Similarly, AI education isn’t just about creating tech geniuses. It’s about ensuring that Black youth can participate fully in a future where AI will define nearly every industry—from health care and logistics to manufacturing and agriculture. The integration of AI literacy into K-12 education could be transformative—but only if Black students have access to quality instruction, resources, and pathways into AI careers.
Right now, those pathways are being built. Public-private partnerships are forming. Grants are being offered. Apprenticeships are expanding. Companies are preparing to hire. The window is open.
But windows close. And if Black America once again finds itself knocking on the door after the opportunities have been handed out, the blame will not fall solely on racism or structural barriers. A large share of it will fall on leaders who chose headlines over hard strategies, symbolism over substance.

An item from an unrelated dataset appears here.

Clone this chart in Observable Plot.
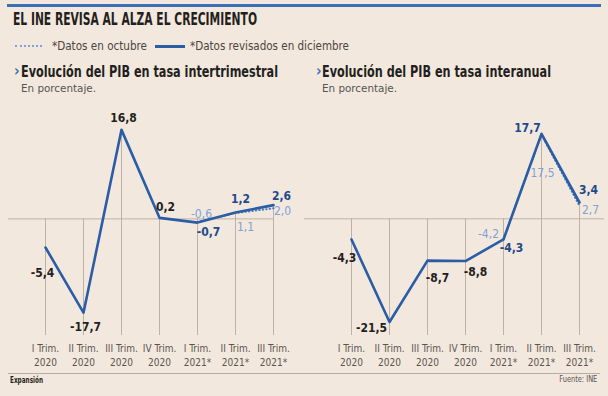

Economic shifts do not pause for grievance marches. They do not wait for academic debates over terminology. They reward those who act decisively, who adapt quickly, who prepare their people to meet the demands of reality.
If Black leadership wants to claim relevance in the 21st-century economy, it must immediately pivot toward skills-based empowerment. It must prioritize massive recruitment into apprenticeships. It must build AI literacy in every predominantly Black school. It must demand funding streams be directed into trades, technology, and ownership pipelines. It must forge partnerships not for symbolic representation, but for mass participation.
There is no future in DEI slogans when the economy is being rebuilt around competency, not complexion.
There is still time to act. Still time to course-correct. But time, like opportunity, is not endless.
The doors are open now. Over 500,000 trade jobs are available now. AI pathways are being designed now. Either Black America will organize itself to walk through these doors, or we will once again find ourselves locked out, asking why.
The difference this time will be that the world moved on—and we simply refused to move with it.